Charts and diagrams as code

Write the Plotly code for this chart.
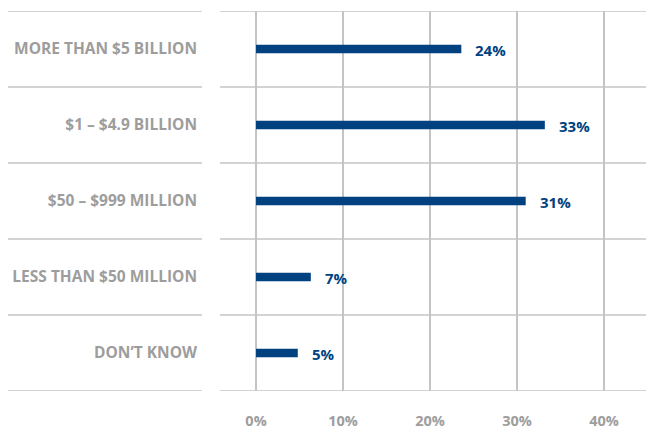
import plotly.graph_objects as go

categories = ["MORE THAN $5 BILLION", "$1 – $4.9 BILLION", "$50 – $999 MILLION",
              "LESS THAN $50 MILLION", "DON’T KNOW"]
values = [23.6, 33.2, 31.0, 6.3, 4.8]
value_labels = ["24%", "33%", "31%", "7%", "5%"]
tick_vals = [0, 10, 20, 30, 40]
tick_text = ["0%", "10%", "20%", "30%", "40%"]

BLUE = "#00427f"
GRAY_TEXT = "#9d9d9d"
GRID = "#c4c4c4"
FONT = "Open Sans"

fig = go.Figure()
fig.add_trace(go.Bar(
    x=values, y=categories, orientation="h",
    marker=dict(color=BLUE, line=dict(width=0)),
    width=0.11, hoverinfo="skip",
))

for c, v, t in zip(categories, values, value_labels):
    fig.add_annotation(x=v, y=c, text=t, showarrow=False, xanchor="left",
                       xshift=12, yshift=-1,
                       font=dict(family=FONT, size=15, color=BLUE, weight="bold"))

shapes = []
for i in range(len(categories) + 1):
    yv = i - 0.5
    shapes.append(dict(type="line", xref="x domain", yref="y", x0=0, x1=1, y0=yv, y1=yv,
                       line=dict(color=GRID, width=1.5), layer="below"))
    shapes.append(dict(type="line", xref="paper", yref="y", x0=-212/426, x1=-18/426,
                       y0=yv, y1=yv, line=dict(color=GRID, width=1.5), layer="below"))

fig.update_layout(
    width=646, height=429,
    margin=dict(l=220, r=0, t=11, b=38),
    paper_bgcolor="white", plot_bgcolor="white",
    showlegend=False,
    shapes=shapes,
    font=dict(family=FONT),
    xaxis=dict(range=[-4.14, 44.83], tickvals=tick_vals, ticktext=tick_text,
               showgrid=True, gridcolor=GRID, gridwidth=1.5,
               zeroline=True, zerolinecolor=GRID, zerolinewidth=1.5,
               showline=False, ticks="", ticklabelstandoff=19,
               tickfont=dict(family=FONT, size=14.5, color=GRAY_TEXT, weight="bold"),
               fixedrange=True),
    yaxis=dict(range=[4.5, -0.5], showgrid=False, zeroline=False, showline=False,
               ticks="", ticklabelstandoff=22,
               tickfont=dict(family=FONT, size=15.5, color=GRAY_TEXT, weight="bold"),
               fixedrange=True),
)

fig.write_html("out.html", config={"displayModeBar": False},
               post_script="document.body.style.margin='0';document.body.style.overflow='hidden';")
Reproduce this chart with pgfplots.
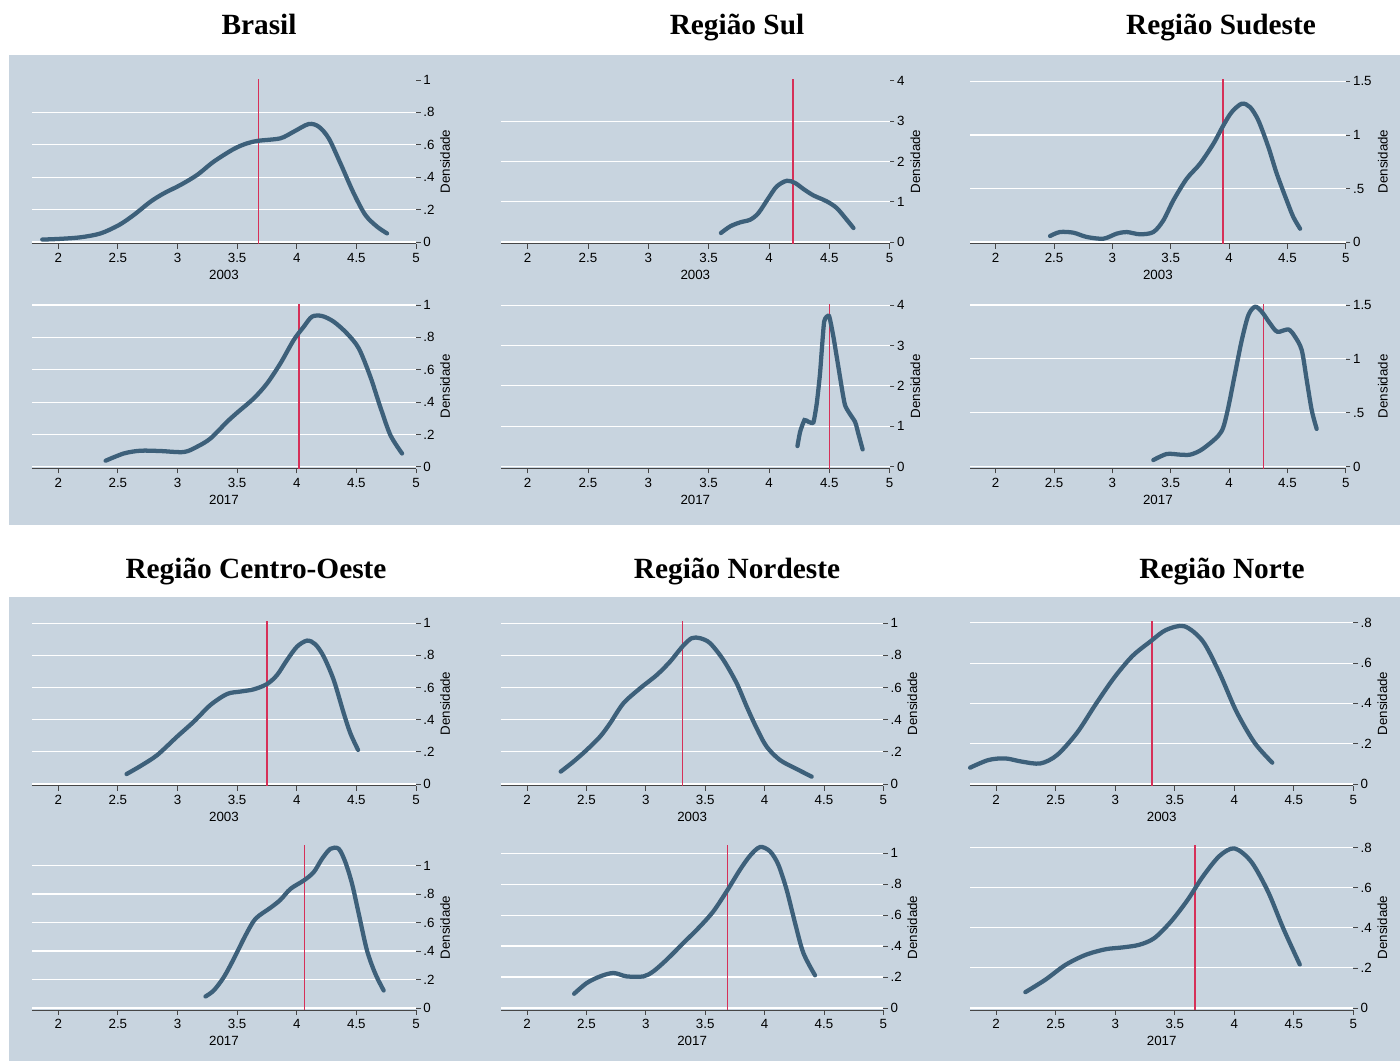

*Problem*
How many lines in the records above contain the word "this"? Give only the number.

*Right answer*
2